My “where-have-you-been-all-my-life” relationship with Discovery Education began six years ago when I started teaching special education in a district who subscribed to Discovery Education Streaming services. An epiphany! A wonder tool! A magic wand! Well–OK, that might be a slight exaggeration of my feelings. However, it is safe to say that I was definitely excited about all the possibilities and potential this tool had for my students.
Content delivered in a video format opened up new doors to struggling readers and slower processors. Suddenly they could learn about high interest, grade-appropriate content right along with their peers. Repetition and the ability to check for understanding was easy–all I had to do was replay the video, or pause it if students needed clarification. And the engagement! The kids were motivated. They generalized the information, they applied it–Discovery Education truly became a kind of “adaptive technology” tool to advance their learning and make content accessible. I was a Discovery Education groupie by the end of year. A year after that, I became a DEN star and again–WOW!! As I began to more deeply explore the DEN and all the resources within it, I was hooked.

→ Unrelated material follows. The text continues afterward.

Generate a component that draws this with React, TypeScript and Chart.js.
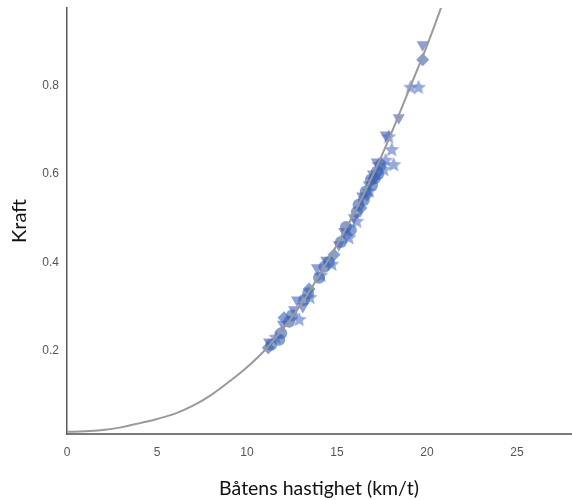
import React, { useEffect, useRef } from "react";
import { Chart, registerables } from "chart.js";

Chart.register(...registerables);

// Fitted curve
const curveV = [0, 1, 2, 3, 4, 5, 6, 7, 8, 9, 10, 11, 12, 13, 14, 15, 16, 17, 18, 19, 20, 21];
const curveF = [0.017, 0.018, 0.021, 0.027, 0.036, 0.046, 0.058, 0.076, 0.1, 0.13, 0.163, 0.202, 0.25, 0.305, 0.37, 0.44, 0.515, 0.598, 0.69, 0.79, 0.89, 1.0];

// Measurements, by marker type
const circleV = [11.35, 11.79, 12.34, 13.17, 14.0, 14.55, 15.22, 15.77, 16.1, 16.49, 16.88, 17.21, 17.43, 16.6, 16.95, 17.1, 17.3, 16.2, 15.5, 14.3, 13.4, 12.5, 11.9];
const circleF = [0.214, 0.225, 0.266, 0.315, 0.365, 0.401, 0.446, 0.473, 0.514, 0.541, 0.587, 0.605, 0.62, 0.56, 0.575, 0.59, 0.6, 0.53, 0.48, 0.39, 0.33, 0.28, 0.24];

const triV = [11.23, 12.78, 12.62, 13.89, 15.1, 15.94, 16.77, 17.21, 17.71, 18.43, 19.76, 12.0, 13.1, 14.4, 15.4, 16.4, 17.0];
const triF = [0.22, 0.315, 0.293, 0.388, 0.44, 0.501, 0.575, 0.627, 0.688, 0.727, 0.892, 0.26, 0.3, 0.405, 0.47, 0.55, 0.6];

const starV = [12.9, 14.11, 14.72, 15.66, 16.1, 17.32, 17.6, 18.04, 18.15, 19.09, 19.53, 17.87, 11.6, 13.5, 16.8, 17.7];
const starF = [0.27, 0.37, 0.395, 0.455, 0.492, 0.62, 0.609, 0.654, 0.62, 0.795, 0.795, 0.683, 0.23, 0.32, 0.56, 0.63];

const squareV = [11.18, 12.06, 13.45, 14.83, 15.55, 16.33, 16.66, 17.04, 19.76];
const squareF = [0.207, 0.275, 0.34, 0.417, 0.462, 0.523, 0.552, 0.59, 0.858];

const xTicks = [0, 5, 10, 15, 20, 25];
const yTicks = [0.2, 0.4, 0.6, 0.8];

const xTitle = "Båtens hastighet (km/t)";
const yTitle = "Kraft";

const pts = (xs: number[], ys: number[]) => xs.map((x, i) => ({ x, y: ys[i] }));

function makeStar(size: number, color: string) {
  const c = document.createElement("canvas");
  c.width = size;
  c.height = size;
  const ctx = c.getContext("2d")!;
  const cx = size / 2, cy = size / 2, R = size / 2, r = R * 0.45;
  ctx.beginPath();
  for (let i = 0; i < 10; i++) {
    const a = -Math.PI / 2 + (i * Math.PI) / 5;
    const rr = i % 2 === 0 ? R : r;
    const px = cx + rr * Math.cos(a), py = cy + rr * Math.sin(a);
    if (i === 0) ctx.moveTo(px, py);
    else ctx.lineTo(px, py);
  }
  ctx.closePath();
  ctx.fillStyle = color;
  ctx.fill();
  return c;
}

export default function App() {
  const ref = useRef<HTMLCanvasElement | null>(null);
  useEffect(() => {
    if (!ref.current) return;
    const blue = "rgba(58,100,182,0.62)";
    const star = makeStar(16, "rgba(95,125,200,0.65)");
    const chart = new Chart(ref.current, {
      type: "scatter",
      data: {
        datasets: [
          {
            type: "line",
            data: pts(curveV, curveF),
            borderColor: "#9a9a9a",
            borderWidth: 2,
            pointRadius: 0,
            cubicInterpolationMode: "monotone",
            fill: false,
            order: 0,
          } as any,
          { data: pts(circleV, circleF), pointStyle: "circle", pointRadius: 6, backgroundColor: blue, borderWidth: 0, order: 1 },
          { data: pts(triV, triF), pointStyle: "triangle", rotation: 180, pointRadius: 7, backgroundColor: "rgba(75,100,185,0.62)", borderWidth: 0, order: 1 } as any,
          { data: pts(starV, starF), pointStyle: star, pointRadius: 8, backgroundColor: blue, borderWidth: 0, order: 1 } as any,
          { data: pts(squareV, squareF), pointStyle: "rectRot", pointRadius: 6.5, backgroundColor: blue, borderWidth: 0, order: 1 },
        ],
      },
      options: {
        animation: false,
        responsive: false,
        layout: { autoPadding: false, padding: { left: 0, right: 1, top: 8, bottom: 0 } },
        plugins: { legend: { display: false }, tooltip: { enabled: false } },
        scales: {
          x: {
            type: "linear",
            min: 0,
            max: 28,
            afterBuildTicks: (axis: any) => {
              axis.ticks = xTicks.map((v) => ({ value: v }));
            },
            afterFit: (axis: any) => {
              axis.height = 66;
              axis.paddingLeft = 0;
              axis.paddingRight = 0;
            },
            grid: { display: false, drawTicks: false },
            border: { display: true, color: "#7a7a7a", width: 2 },
            ticks: {
              padding: 11,
              color: "#555",
              font: { family: "'Liberation Sans', Arial, sans-serif", size: 12 },
            },
            title: {
              display: true,
              text: xTitle,
              color: "#111",
              font: { family: "Lato, 'Open Sans', sans-serif", size: 19.5 },
              padding: { top: 0, bottom: 0 },
            },
          },
          y: {
            type: "linear",
            min: 0.012,
            max: 0.975,
            afterBuildTicks: (axis: any) => {
              axis.ticks = yTicks.map((v) => ({ value: v }));
            },
            afterFit: (axis: any) => {
              axis.width = 67;
              axis.paddingTop = 0;
              axis.paddingBottom = 0;
            },
            grid: { display: false, drawTicks: false },
            border: { display: true, color: "#5a5a5a", width: 1.5 },
            ticks: {
              padding: 8,
              color: "#555",
              font: { family: "'Liberation Sans', Arial, sans-serif", size: 12 },
              callback: (v: any) => String(v),
            },
            title: {
              display: true,
              text: yTitle,
              color: "#111",
              font: { family: "Lato, 'Open Sans', sans-serif", size: 20 },
              padding: { top: 8, bottom: 0 },
            },
          },
        },
      },
    });
    return () => chart.destroy();
  }, []);
  return (
    <div style={{ position: "absolute", left: 0, top: 0, width: 572, height: 500, background: "#fff" }}>
      <canvas ref={ref} width={572} height={500} />
    </div>
  );
}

So, fast forward five years. New job, new role, new students. As a technology and 21st century learning instructional coach, my students are now my fellow teachers. My mission? To get them to fall in love with Discovery Education. Oh sure, they know all about the movie clips. They know about some of the cool free tools and resources. After doing some professional development around DE, they even know that DE offers audio, images, lesson plans, and accompanying resources and materials to many of the media offerings. “Brilliant,” they say. “Fabulous!” “Love it!” “Totally going to use this for my next lesson!”. I’ve hooked ’em. But now, I’m upping the ante.

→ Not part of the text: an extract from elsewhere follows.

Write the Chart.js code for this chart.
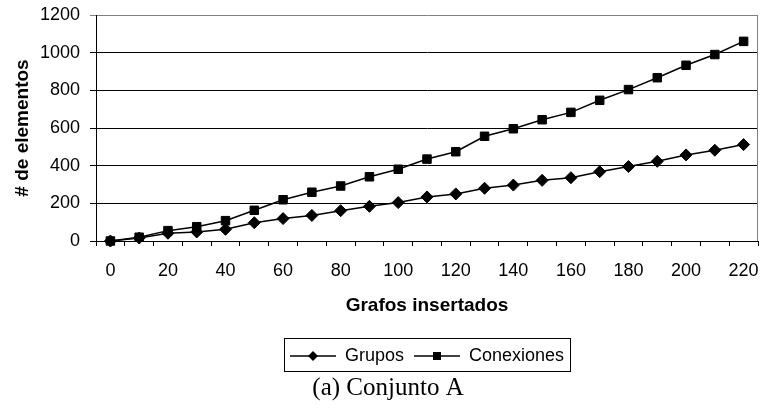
<!DOCTYPE html>
<html>
<head>
<meta charset="utf-8">
<script src="https://cdn.jsdelivr.net/npm/chart.js@4/dist/chart.umd.min.js"></script>
<style>
  html, body { margin: 0; padding: 0; background: #fff; }
  #caja { width: 765px; height: 409px; }
</style>
</head>
<body>
<div id="caja"><canvas id="graf" width="765" height="409"></canvas></div>
<script>
// datos
let categorias = ['0','10','20','30','40','50','60','70','80','90','100','110','120','130','140','150','160','170','180','190','200','210','220'];
let grupos = [0,16,41,48,62,97,119,136,161,184,204,234,250,280,297,322,336,368,395,423,457,482,512];
let conexiones = [0,20,55,76,108,163,219,259,292,341,381,435,474,556,596,644,683,747,804,867,933,990,1060];
let ticksY = [0,200,400,600,800,1000,1200];

Chart.defaults.font.family = "'Liberation Sans', Arial, sans-serif";
Chart.defaults.color = '#000';

// icono de leyenda: linea con marcador
function icono(tipo){
  let c = document.createElement('canvas');
  c.width = 46; c.height = 14;
  let g = c.getContext('2d');
  g.strokeStyle = '#000';
  g.lineWidth = 1.5;
  g.beginPath(); g.moveTo(0, 7); g.lineTo(46, 7); g.stroke();
  g.fillStyle = '#000';
  g.beginPath();
  if (tipo == 'rombo'){
    g.moveTo(23, 2); g.lineTo(28, 7); g.lineTo(23, 12); g.lineTo(18, 7);
  } else {
    g.rect(19, 3, 8, 8);
  }
  g.fill();
  return c;
}
let iconos = [icono('rombo'), icono('cuadro')];

// borde gris a la derecha y caja de la leyenda
let extras = {
  id: 'extras',
  beforeDatasetsDraw(chart){
    let a = chart.chartArea, ctx = chart.ctx;
    ctx.save();
    ctx.strokeStyle = '#808080';
    ctx.lineWidth = 1;
    ctx.beginPath();
    ctx.moveTo(Math.round(a.right) - 0.5, a.top);
    ctx.lineTo(Math.round(a.right) - 0.5, a.bottom);
    ctx.stroke();
    ctx.restore();
  },
  afterDraw(chart){
    let cajas = chart.legend.legendHitBoxes;
    if (!cajas || !cajas.length) return;
    let x1 = Infinity, y1 = Infinity, x2 = -Infinity, y2 = -Infinity;
    cajas.forEach(function(b){
      x1 = Math.min(x1, b.left); y1 = Math.min(y1, b.top);
      x2 = Math.max(x2, b.left + b.width); y2 = Math.max(y2, b.top + b.height);
    });
    let ctx = chart.ctx;
    ctx.save();
    ctx.strokeStyle = '#000';
    ctx.lineWidth = 1;
    let top = Math.round(y1 - 9) + 0.5, bot = Math.round(y2 + 6) + 0.5;
    ctx.strokeRect(Math.round(x1 - 6) + 0.5, top, Math.round(x2 - x1 + 12), bot - top);
    ctx.restore();
  }
};

let ctx = document.getElementById('graf').getContext('2d');
let graf = new Chart(ctx, {
  type: 'line',
  data: {
    labels: categorias,
    datasets: [{
      label: 'Grupos',
      data: grupos,
      borderColor: '#000',
      backgroundColor: '#000',
      borderWidth: 1.5,
      pointStyle: 'rectRot',
      pointRadius: 6,
      pointHoverRadius: 6,
      pointBorderWidth: 1,
      pointBackgroundColor: '#000',
      tension: 0,
      clip: false
    }, {
      label: 'Conexiones',
      data: conexiones,
      borderColor: '#000',
      backgroundColor: '#000',
      borderWidth: 1.5,
      pointStyle: 'rect',
      pointRadius: 6,
      pointHoverRadius: 6,
      pointBorderWidth: 1,
      pointBackgroundColor: '#000',
      tension: 0,
      clip: false
    }]
  },
  options: {
    responsive: false,
    animation: false,
    layout: { padding: { left: 13, right: 2, top: 15, bottom: 0 } },
    plugins: {
      tooltip: { enabled: false },
      legend: {
        position: 'bottom',
        fullSize: false,
        labels: {
          font: { size: 18 },
          color: '#000',
          usePointStyle: true,
          pointStyleWidth: 46,
          boxHeight: 14,
          padding: 10,
          generateLabels: function(chart){
            let items = Chart.defaults.plugins.legend.labels.generateLabels(chart);
            items.forEach(function(it, i){ it.pointStyle = iconos[i]; });
            return items;
          }
        }
      },
      title: {
        display: true,
        position: 'bottom',
        text: '(a) Conjunto A',
        color: '#000',
        font: { family: "'Liberation Serif', 'Times New Roman', serif", size: 25, weight: 'normal' },
        padding: { top: -2, bottom: 6 }
      }
    },
    scales: {
      x: {
        offset: true,
        grid: { offset: true, drawOnChartArea: false, drawTicks: true, tickLength: 5, color: '#000' },
        border: { color: '#000', width: 1 },
        ticks: {
          autoSkip: false,
          maxRotation: 0,
          padding: 14,
          font: { size: 18 },
          callback: function(v, i){ return i % 2 == 0 ? categorias[i] : ''; }
        },
        title: {
          display: true,
          text: 'Grafos insertados',
          font: { size: 19, weight: 'bold' },
          padding: { top: 10, bottom: 20 }
        },
        afterFit: function(s){ s.height = 96; s.paddingLeft = 0; s.paddingRight = 0; }
      },
      y: {
        min: 0,
        max: 1200,
        afterBuildTicks: function(s){ s.ticks = ticksY.map(function(v){ return { value: v }; }); },
        grid: {
          tickLength: 6,
          color: function(c){ return c.tick && c.tick.value == 1200 ? '#808080' : '#000'; }
        },
        border: { color: '#000', width: 1 },
        ticks: {
          padding: 10,
          font: { size: 18 },
          callback: function(v){ return String(v); }
        },
        title: {
          display: true,
          text: '# de elementos',
          font: { size: 19, weight: 'bold' },
          padding: { top: -2, bottom: 0 }
        },
        afterFit: function(s){ s.width = 83; s.paddingTop = 0; s.paddingBottom = 0; }
      }
    }
  },
  plugins: [extras]
});
</script>
</body>
</html>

Its not enough just to show a video clip, and move on with the lesson. We need to encourage students (and teachers) to use DE as a means to higher order thinking opportunities. We need to integrate these amazing resources into the 21st century learning practices that will prepare students to flourish in our ever-changing global society. We need to pair DE with other tools that compliment it and drive learning and thinking deeper.
Collaboration is one of the most important skills students need to master. Where does Discovery education come in?

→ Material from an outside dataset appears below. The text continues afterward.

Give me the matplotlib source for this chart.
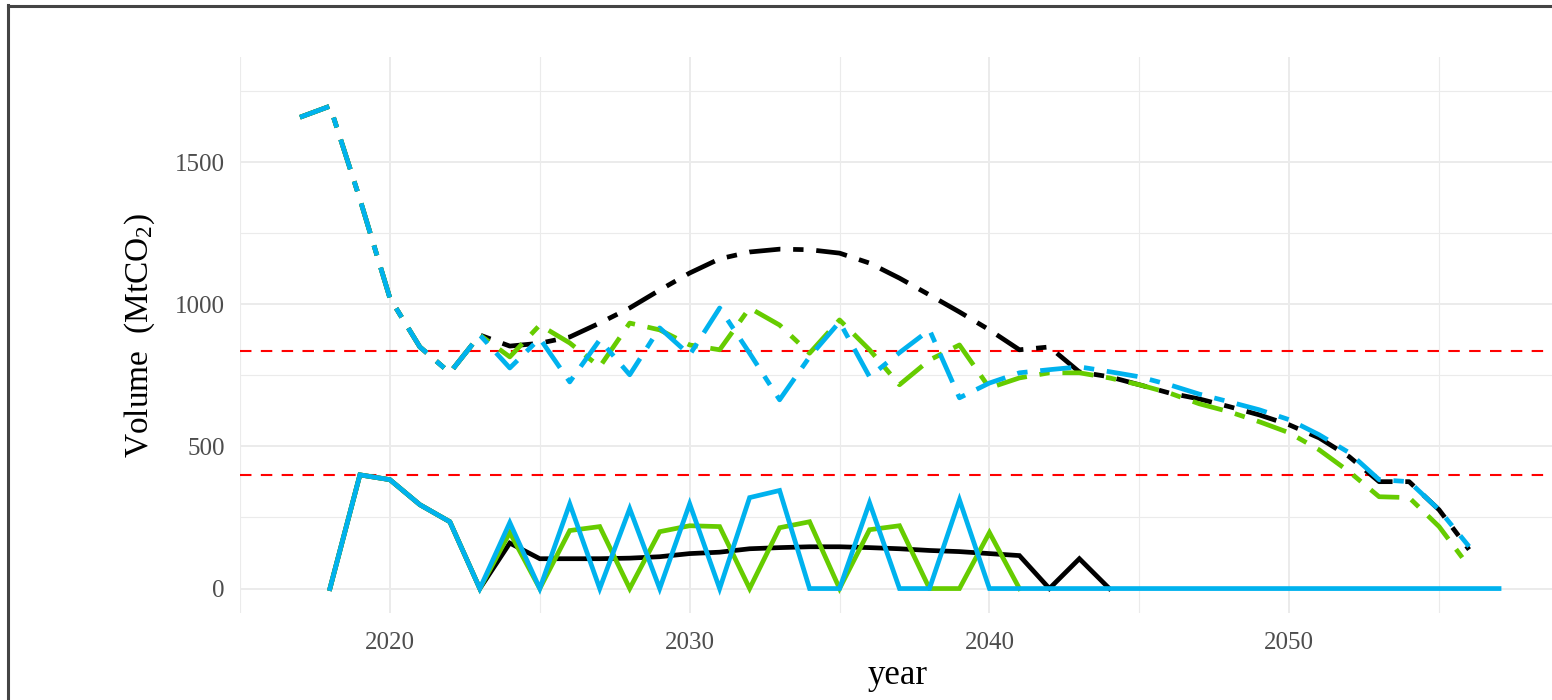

While viewing a video, have students logged in to Today’s Meet. They can have a back-channel discussion about the content, ask questions, etc.
In pairs (or more) have students create a comic (or other representation) that represents the main idea of the chosen video clip. My favorite comic site right now is Make Beliefs Comix.
Pause a DE video, pose a question and invite students to do a “Think, Pair, Share” cooperative learning structure.